Traditionally IT departments have, somewhat prematurely, expanded their UPS to ensure they have enough capacity for when disaster strikes - which would be fine if the margin of comfort was reasonable. However, successive stakeholders involved in the procurement process can often over specify, so the final system ends up being too big for the job - adding extra capacity ‘just to be on the safe side’.
We believe that rather than over-size, or even right-sizing UPS capacity, IT leaders should be actively looking for opportunities to harness the latest technology and downsize their UPS.
Downsizing is not the risky exercise it may once have been and UPS technologies have evolved to mean that users can confidently utilize a smaller system, safe in the knowledge that they’re reducing costs, stripping out complexity and reducing physical footprint, without increasing risk.
For example, an IT department looking to buy replacement batteries for a five-year-old UPS, should carefully weigh up the benefits of switching to a modern, downsized UPS. This approach would offer enhanced safeguards, lower cost of ownership, enhanced energy efficiency, more effective use of capacity and greater reliability.

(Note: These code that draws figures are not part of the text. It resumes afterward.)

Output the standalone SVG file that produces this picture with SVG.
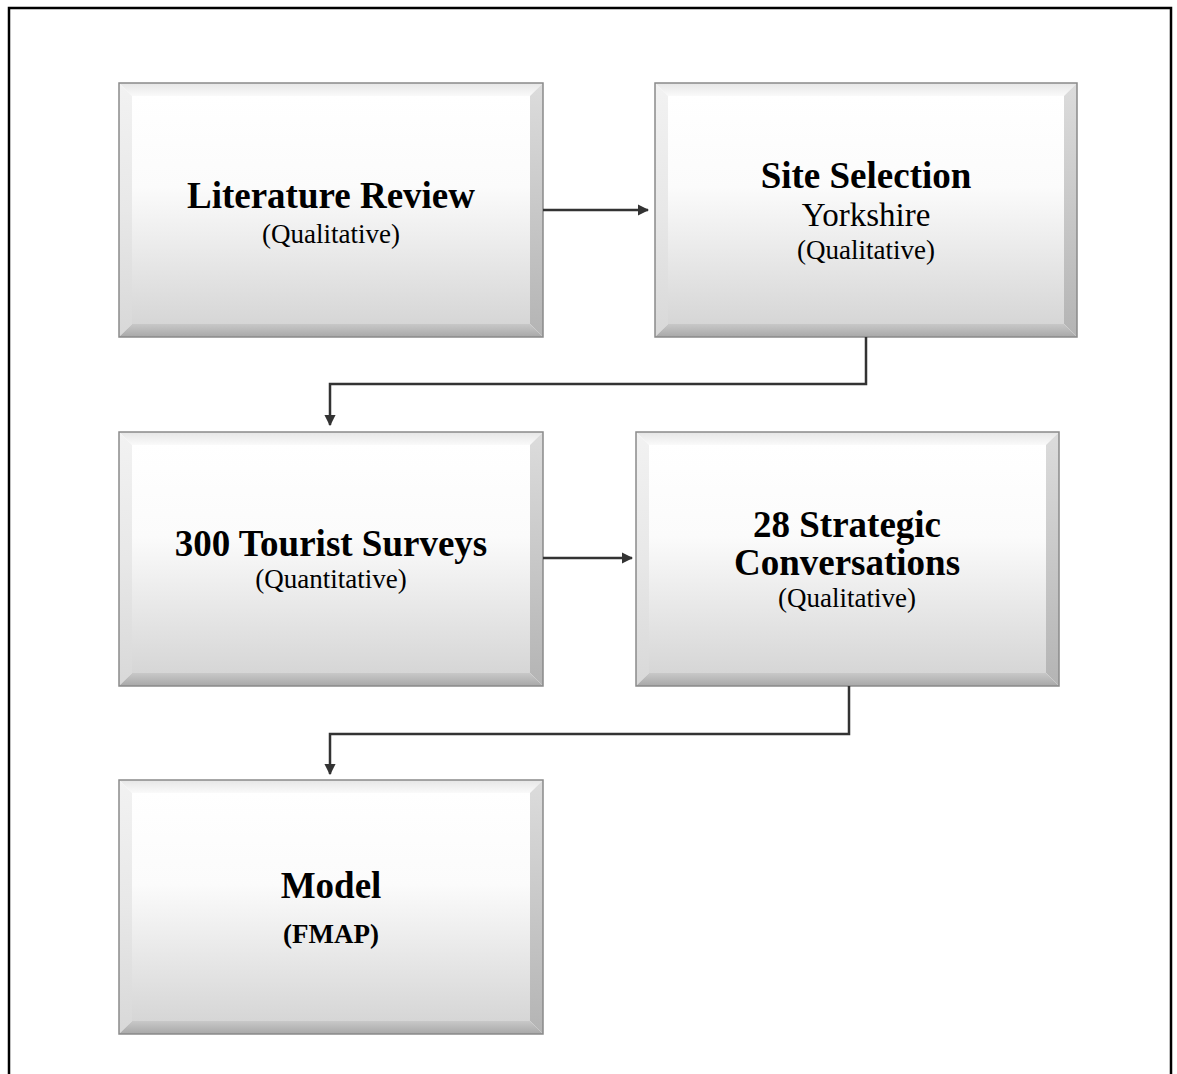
<svg xmlns="http://www.w3.org/2000/svg" width="1177" height="1074" viewBox="0 0 1177 1074">
<style>
.face{fill:url(#faceG)}
.bt{fill:url(#topG)}
.bl{fill:url(#leftG)}
.br{fill:url(#rightG)}
.bb{fill:url(#botG)}
.edge{fill:none;stroke:#8a8a8a;stroke-width:1.5}
.t{font-family:"Liberation Serif","Times New Roman",serif;text-anchor:middle;fill:#000}
.h{font-weight:bold;font-size:37px}
.s{font-size:27px}
.m{font-size:33px}
.conn{fill:none;stroke:#333;stroke-width:2.5}
</style>
<defs>
<linearGradient id="faceG" x1="0" y1="0" x2="0" y2="1">
<stop offset="0" stop-color="#ffffff"/>
<stop offset="0.4" stop-color="#fbfbfb"/>
<stop offset="1" stop-color="#d6d6d6"/>
</linearGradient>
<linearGradient id="topG" x1="0" y1="0" x2="0" y2="1">
<stop offset="0" stop-color="#e6e6e6"/>
<stop offset="1" stop-color="#fafafa"/>
</linearGradient>
<linearGradient id="leftG" x1="0" y1="0" x2="0" y2="1">
<stop offset="0" stop-color="#f2f2f2"/>
<stop offset="0.5" stop-color="#e8e8e8"/>
<stop offset="1" stop-color="#d8d8d8"/>
</linearGradient>
<linearGradient id="rightG" x1="0" y1="0" x2="0" y2="1">
<stop offset="0" stop-color="#dcdcdc"/>
<stop offset="1" stop-color="#b4b4b4"/>
</linearGradient>
<linearGradient id="botG" x1="0" y1="0" x2="0" y2="1">
<stop offset="0" stop-color="#c8c8c8"/>
<stop offset="1" stop-color="#a8a8a8"/>
</linearGradient>
<marker id="arr" viewBox="0 0 10 10" refX="9" refY="5" markerWidth="4.5" markerHeight="4.5" orient="auto" markerUnits="strokeWidth">
<path d="M0,0 L10,5 L0,10 z" fill="#333"/>
</marker>
</defs>
<rect x="0" y="0" width="1177" height="1074" fill="#fff"/>
<path d="M9,1074 V8 H1171 V1074" fill="none" stroke="#000" stroke-width="2.5"/>

<g id="node-literature" transform="translate(119,83)">
<polygon class="bt" points="0,0 424,0 411,13 13,13"/>
<polygon class="bl" points="0,0 13,13 13,241 0,254"/>
<polygon class="br" points="424,0 424,254 411,241 411,13"/>
<polygon class="bb" points="0,254 13,241 411,241 424,254"/>
<rect class="face" x="13" y="13" width="398" height="228"/>
<rect class="edge" x="0" y="0" width="424" height="254"/>
<text class="t h" x="212" y="125">Literature Review</text>
<text class="t s" x="212" y="160">(Qualitative)</text>
</g>

<g id="node-site" transform="translate(655,83)">
<polygon class="bt" points="0,0 422,0 409,13 13,13"/>
<polygon class="bl" points="0,0 13,13 13,241 0,254"/>
<polygon class="br" points="422,0 422,254 409,241 409,13"/>
<polygon class="bb" points="0,254 13,241 409,241 422,254"/>
<rect class="face" x="13" y="13" width="396" height="228"/>
<rect class="edge" x="0" y="0" width="422" height="254"/>
<text class="t h" x="211" y="105">Site Selection</text>
<text class="t m" x="211" y="143">Yorkshire</text>
<text class="t s" x="211" y="176">(Qualitative)</text>
</g>

<g id="node-surveys" transform="translate(119,432)">
<polygon class="bt" points="0,0 424,0 411,13 13,13"/>
<polygon class="bl" points="0,0 13,13 13,241 0,254"/>
<polygon class="br" points="424,0 424,254 411,241 411,13"/>
<polygon class="bb" points="0,254 13,241 411,241 424,254"/>
<rect class="face" x="13" y="13" width="398" height="228"/>
<rect class="edge" x="0" y="0" width="424" height="254"/>
<text class="t h" x="212" y="124">300 Tourist Surveys</text>
<text class="t s" x="212" y="156">(Quantitative)</text>
</g>

<g id="node-conversations" transform="translate(636,432)">
<polygon class="bt" points="0,0 423,0 410,13 13,13"/>
<polygon class="bl" points="0,0 13,13 13,241 0,254"/>
<polygon class="br" points="423,0 423,254 410,241 410,13"/>
<polygon class="bb" points="0,254 13,241 410,241 423,254"/>
<rect class="face" x="13" y="13" width="397" height="228"/>
<rect class="edge" x="0" y="0" width="423" height="254"/>
<text class="t h" x="211" y="105">28 Strategic</text>
<text class="t h" x="211" y="143">Conversations</text>
<text class="t s" x="211" y="175">(Qualitative)</text>
</g>

<g id="node-model" transform="translate(119,780)">
<polygon class="bt" points="0,0 424,0 411,13 13,13"/>
<polygon class="bl" points="0,0 13,13 13,241 0,254"/>
<polygon class="br" points="424,0 424,254 411,241 411,13"/>
<polygon class="bb" points="0,254 13,241 411,241 424,254"/>
<rect class="face" x="13" y="13" width="398" height="228"/>
<rect class="edge" x="0" y="0" width="424" height="254"/>
<text class="t h" x="212" y="118">Model</text>
<text class="t" x="212" y="163" style="font-weight:bold;font-size:27px">(FMAP)</text>
</g>

<g id="connectors">
<path class="conn" d="M543,210 H648" marker-end="url(#arr)"/>
<path class="conn" d="M866,337 V384 H330 V425" marker-end="url(#arr)"/>
<path class="conn" d="M543,558 H632" marker-end="url(#arr)"/>
<path class="conn" d="M849,686 V734 H330 V774" marker-end="url(#arr)"/>
</g>
</svg>
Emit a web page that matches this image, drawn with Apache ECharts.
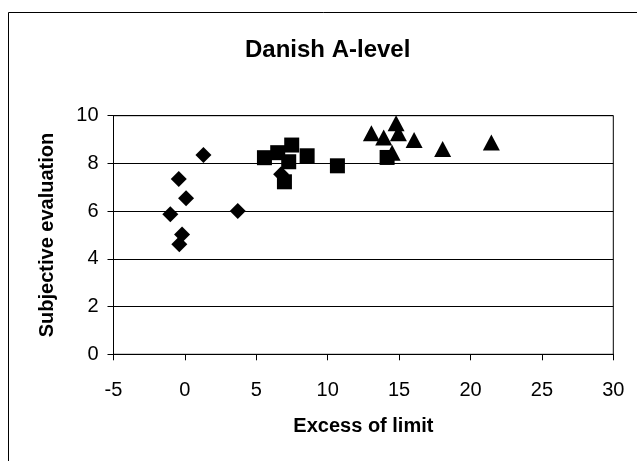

Here the energy savings alone could be as much as 10 to 15 per cent, not to mention other benefits such as improved performance.
Data driven insights
We also believe that UPS should be smarter and better managed, rather than simply being more powerful. Some of the most up-to-date models now use artificial intelligence (AI) and data analytics to predict when their batteries will fail, providing recommendations to improve the health and lifespan, saving both money and avoiding downtime.
Remote monitoring is also crucial. A UPS may lay unused for weeks or months at a time, but when there is a power failure, they need to activate within milliseconds to avoid disruption. This means that the ability to monitor your critical infrastructure in real time ensures they’re fighting fit and will perform exactly when they’re needed.
The latest UPSs prove that bigger is not necessarily better and that smaller, smarter and more efficient solutions provide a far more optimal and value-add solution for data center operators. Today it’s clear that organizations can no longer justify over-spending and complicating their critical power systems on a financial or environmental level. From a power perspective there is no longer a need to size UPS capacity in the traditional way.